我正在使用 Spring WebClient 下载文件，如下所示：

private void dnloadFileAPI(String theId, String destination) {
        log.info("Downloading file.. " + theId);
        Flux<DataBuffer> dataBuffer = webClient
                .get()
                .uri("/some/fancy/" + theId + "/api")
                .retrieve()
                .onStatus(HttpStatus::is2xxSuccessful, response -> Mono.just(new CustomException("Success")))
                .bodyToFlux(DataBuffer.class);
        DataBufferUtils.write(dataBuffer, Paths.get(destination), StandardOpenOption.CREATE).share().block();
    }

文件可以正常下载。我唯一苦苦挣扎的是，当响应为 200 时，我只想像这样记录一行：

log.info("{}", theId + " - File downloaded successfully")

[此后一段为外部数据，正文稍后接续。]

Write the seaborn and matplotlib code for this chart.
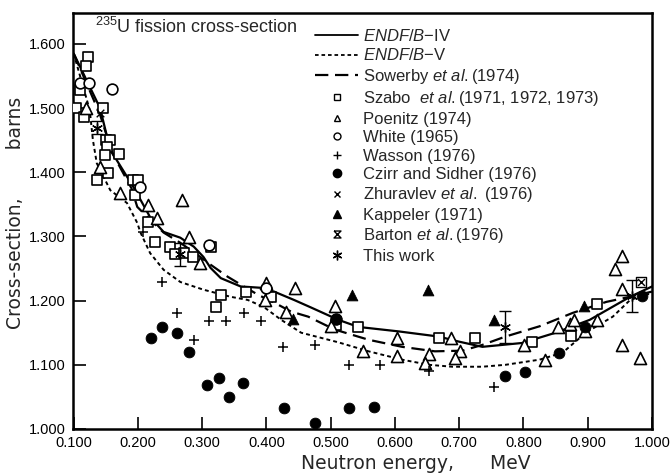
import numpy as np
import matplotlib
matplotlib.use("Agg")
import matplotlib.pyplot as plt
import seaborn as sns
from matplotlib.lines import Line2D

# =========================
# data
# =========================
# evaluated curves
endf4_e = [0.100, 0.141, 0.157, 0.193, 0.219, 0.240, 0.266, 0.287, 0.302, 0.313, 0.329, 0.360,
           0.391, 0.412, 0.443, 0.470, 0.512, 0.543, 0.606, 0.668, 0.700, 0.736, 0.798, 0.850,
           0.903, 0.966, 1.000]
endf4_s = [1.585, 1.500, 1.435, 1.377, 1.330, 1.307, 1.298, 1.284, 1.268, 1.251, 1.235, 1.222,
           1.220, 1.214, 1.201, 1.189, 1.170, 1.159, 1.152, 1.144, 1.136, 1.128, 1.134, 1.150,
           1.170, 1.206, 1.222]

endf5_e = [0.100, 0.125, 0.130, 0.136, 0.157, 0.183, 0.199, 0.204, 0.219, 0.240, 0.266, 0.302,
           0.344, 0.371, 0.396, 0.423, 0.454, 0.512, 0.559, 0.611, 0.653, 0.689, 0.736, 0.772,
           0.825, 0.861, 0.897, 0.939, 0.966, 1.000]
endf5_s = [1.585, 1.497, 1.450, 1.414, 1.372, 1.352, 1.321, 1.306, 1.274, 1.248, 1.229, 1.217,
           1.206, 1.201, 1.190, 1.170, 1.150, 1.135, 1.121, 1.108, 1.100, 1.097, 1.097, 1.100,
           1.108, 1.119, 1.150, 1.175, 1.201, 1.212]

sowerby_e = [0.100, 0.141, 0.160, 0.190, 0.199, 0.219, 0.240, 0.266, 0.293, 0.313, 0.340, 0.365,
             0.387, 0.412, 0.438, 0.465, 0.506, 0.559, 0.611, 0.662, 0.705, 0.736, 0.772, 0.825,
             0.877, 0.929, 0.966, 1.000]
sowerby_s = [1.585, 1.490, 1.430, 1.375, 1.346, 1.326, 1.306, 1.290, 1.271, 1.256, 1.237, 1.222,
             1.209, 1.197, 1.183, 1.175, 1.155, 1.139, 1.128, 1.121, 1.122, 1.131, 1.144, 1.160,
             1.181, 1.198, 1.206, 1.214]

# measurements
szabo_e = [0.122, 0.119, 0.110, 0.103, 0.116, 0.146, 0.150, 0.157, 0.152, 0.149, 0.171, 0.136,
           0.154, 0.193, 0.200, 0.196, 0.215, 0.227, 0.250, 0.258, 0.271, 0.285, 0.313, 0.330,
           0.321, 0.368, 0.407, 0.509, 0.543, 0.669, 0.725, 0.814, 0.874, 0.914]
szabo_s = [1.579, 1.566, 1.528, 1.500, 1.486, 1.500, 1.450, 1.450, 1.439, 1.427, 1.428, 1.388,
           1.399, 1.388, 1.388, 1.365, 1.323, 1.292, 1.284, 1.273, 1.274, 1.268, 1.283, 1.209,
           1.190, 1.214, 1.205, 1.162, 1.159, 1.142, 1.142, 1.136, 1.145, 1.195]

poenitz_e = [0.119, 0.141, 0.172, 0.216, 0.229, 0.269, 0.279, 0.296, 0.399, 0.397, 0.445, 0.431,
             0.506, 0.501, 0.603, 0.551, 0.603, 0.653, 0.647, 0.687, 0.701, 0.694, 0.801, 0.833,
             0.853, 0.872, 0.879, 0.895, 0.914, 0.953, 0.943, 0.953, 0.953, 0.981]
poenitz_s = [1.500, 1.408, 1.368, 1.349, 1.329, 1.357, 1.299, 1.259, 1.228, 1.201, 1.220, 1.183,
             1.191, 1.160, 1.142, 1.121, 1.113, 1.117, 1.103, 1.142, 1.122, 1.110, 1.131, 1.108,
             1.159, 1.163, 1.170, 1.152, 1.170, 1.270, 1.250, 1.218, 1.131, 1.111]

white_e = [0.110, 0.124, 0.160, 0.204, 0.310, 0.399, 0.509]
white_s = [1.539, 1.539, 1.529, 1.377, 1.287, 1.220, 1.172]

wasson_e = [0.208, 0.238, 0.261, 0.287, 0.310, 0.337, 0.365, 0.392, 0.426, 0.476, 0.528, 0.576,
            0.653, 0.754]
wasson_s = [1.307, 1.229, 1.180, 1.139, 1.169, 1.169, 1.180, 1.169, 1.128, 1.131, 1.100, 1.100,
            1.091, 1.066]

czirr_e = [0.221, 0.238, 0.261, 0.279, 0.307, 0.326, 0.342, 0.364, 0.427, 0.476, 0.509, 0.528,
           0.568, 0.772, 0.803, 0.855, 0.895, 0.985]
czirr_s = [1.141, 1.159, 1.150, 1.120, 1.069, 1.080, 1.050, 1.071, 1.032, 1.010, 1.172, 1.032,
           1.035, 1.082, 1.089, 1.119, 1.159, 1.207]

zhuravlev_e = [0.141]
zhuravlev_s = [1.492]

kappeler_e = [0.442, 0.533, 0.651, 0.754, 0.894]
kappeler_s = [1.172, 1.209, 1.217, 1.170, 1.191]

barton_e = [0.983]
barton_s = [1.229]

thiswork_e = [0.136, 0.266, 0.772, 0.969]
thiswork_s = [1.469, 1.272, 1.159, 1.207]
thiswork_err = [0.010, 0.018, 0.025, 0.025]

x_ticks = [0.1, 0.2, 0.3, 0.4, 0.5, 0.6, 0.7, 0.8, 0.9, 1.0]
y_ticks = [1.0, 1.1, 1.2, 1.3, 1.4, 1.5, 1.6]

# =========================
# style
# =========================
sns.set_style("ticks")
plt.rcParams['font.family'] = ['Liberation Sans', 'DejaVu Sans']
plt.rcParams['mathtext.fontset'] = 'custom'
plt.rcParams['mathtext.rm'] = 'Liberation Sans'
plt.rcParams['mathtext.it'] = 'Liberation Sans:italic'

hourglass = [(-1, 1), (1, 1), (-1, -1), (1, -1), (-1, 1)]

fig = plt.figure(figsize=(6.7, 4.76), dpi=100)
ax = fig.add_axes([73 / 670, 47 / 476, 579 / 670, 416 / 476])

# curves
sns.lineplot(x=endf4_e, y=endf4_s, ax=ax, color='black', lw=1.6, estimator=None, sort=False)
sns.lineplot(x=endf5_e, y=endf5_s, ax=ax, color='black', lw=1.4, estimator=None, sort=False,
             dashes=False).lines[-1].set_dashes([2, 1.6])
sns.lineplot(x=sowerby_e, y=sowerby_s, ax=ax, color='black', lw=1.6, estimator=None, sort=False,
             dashes=False).lines[-1].set_dashes([6, 3])

# measured points
ms = 60
sns.scatterplot(x=szabo_e, y=szabo_s, ax=ax, marker='s', s=ms, facecolor='white',
                edgecolor='black', linewidth=1.2, zorder=3)
sns.scatterplot(x=poenitz_e, y=poenitz_s, ax=ax, marker='^', s=ms + 15, facecolor='white',
                edgecolor='black', linewidth=1.2, zorder=3)
sns.scatterplot(x=white_e, y=white_s, ax=ax, marker='o', s=ms, facecolor='white',
                edgecolor='black', linewidth=1.2, zorder=3)
sns.scatterplot(x=wasson_e, y=wasson_s, ax=ax, marker='+', s=ms, color='black',
                linewidth=1.1, zorder=3)
sns.scatterplot(x=czirr_e, y=czirr_s, ax=ax, marker='o', s=ms, color='black',
                edgecolor='black', zorder=4)
sns.scatterplot(x=zhuravlev_e, y=zhuravlev_s, ax=ax, marker='x', s=30, color='black',
                linewidth=1.0, zorder=4)
sns.scatterplot(x=kappeler_e, y=kappeler_s, ax=ax, marker='^', s=ms, color='black',
                edgecolor='black', zorder=4)
sns.scatterplot(x=barton_e, y=barton_s, ax=ax, marker='s', s=45, facecolor='white',
                edgecolor='black', linewidth=1.0, zorder=4)
sns.scatterplot(x=barton_e, y=barton_s, ax=ax, marker='x', s=25, color='black',
                linewidth=1.0, zorder=5)
ax.errorbar(thiswork_e, thiswork_s, yerr=thiswork_err, fmt='none', ecolor='black',
            elinewidth=1.0, capsize=4, capthick=1.0, zorder=4)
sns.scatterplot(x=thiswork_e, y=thiswork_s, ax=ax, marker=(6, 2, 0), s=50, color='black',
                linewidth=1.0, zorder=5)

# axes
ax.set_xlim(0.099, 1.0)
ax.set_ylim(1.0, 1.648)
ax.set_xticks(x_ticks)
ax.set_yticks(y_ticks)
ax.set_xticklabels([f"{v:.3f}" for v in x_ticks])
ax.set_yticklabels([f"{v:.3f}" for v in y_ticks])
ax.tick_params(direction='in', length=9, width=1.2, labelsize=10.5, pad=5, colors='black')
for sp in ax.spines.values():
    sp.set_visible(True)
    sp.set_linewidth(1.8)
    sp.set_color('black')

ax.set_xlabel("Neutron energy,      MeV", fontsize=13.5, family='DejaVu Sans', x=0.592,
              labelpad=3)
ax.set_ylabel("Cross-section,        barns", fontsize=13.5, family='DejaVu Sans', y=0.52,
              labelpad=3)

ax.text(0.038, 0.966, r"$^{235}$U fission cross-section", transform=ax.transAxes,
        fontsize=13, va='center', ha='left')

# legend
handles = [
    Line2D([], [], color='black', lw=1.3),
    Line2D([], [], color='black', lw=1.3, dashes=[2, 1.6]),
    Line2D([], [], color='black', lw=1.6, dashes=[6, 3]),
    Line2D([], [], ls='none', marker='s', ms=5, mfc='white', mec='black', mew=1.0),
    Line2D([], [], ls='none', marker='^', ms=5, mfc='white', mec='black', mew=1.0),
    Line2D([], [], ls='none', marker='o', ms=5, mfc='white', mec='black', mew=1.0),
    Line2D([], [], ls='none', marker='+', ms=6, color='black', mew=1.0),
    Line2D([], [], ls='none', marker='o', ms=6, color='black'),
    Line2D([], [], ls='none', marker='x', ms=4, color='black', mew=1.0),
    Line2D([], [], ls='none', marker='^', ms=6, color='black'),
    Line2D([], [], ls='none', marker=hourglass, ms=5, mfc='none', mec='black', mew=1.0),
    Line2D([], [], ls='none', marker=(6, 2, 0), ms=7, color='black', mew=1.0),
]
labels = [
    r"$\it{ENDF}$/$\it{B}$$-$IV",
    r"$\it{ENDF}$/$\it{B}$$-$V",
    r"Sowerby $\it{et\ al.}$(1974)",
    r"Szabo  $\it{et\ al.}$(1971, 1972, 1973)",
    "Poenitz (1974)",
    "White (1965)",
    "Wasson (1976)",
    "Czirr and Sidher (1976)",
    r"Zhuravlev $\it{et\ al.}$ (1976)",
    "Kappeler (1971)",
    r"Barton $\it{et\ al.}$(1976)",
    "This work",
]
ax.legend(handles, labels, loc='upper left', bbox_to_anchor=(315 / 670, 1 - 28 / 476),
          bbox_transform=fig.transFigure, frameon=False, fontsize=12, handlelength=2.6,
          handletextpad=0.3, labelspacing=0.205, borderpad=0, borderaxespad=0)

plt.savefig("out.png", dpi=100)
plt.close()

我也试过了，但没有得到我想要的东西 - How to log Spring WebClient response

简而言之，有没有什么方法可以在不单独写CustomException的情况下实现？在这里感到迷茫和不知所措。任何这方面的指针都将受到高度赞赏。

Answer 1

我认为在bodyToFlux(DataBuffer.class) 行之后添加以下内容将是您所需要的

.doOnComplete(() -> log.info("File downloaded successfully"))

类似的东西

private void dnloadFileAPI(String theId, String destination) {
    log.info("Downloading file.. " + theId);
    Flux<DataBuffer> dataBuffer = webClient
        .get()
        .uri("/some/fancy/" + theId + "/api")
        .retrieve()
        .bodyToFlux(DataBuffer.class)
        .doOnComplete(() -> log.info("File downloaded successfully"));
    DataBufferUtils.write(dataBuffer, Paths.get(destination), StandardOpenOption.CREATE).share().block();
}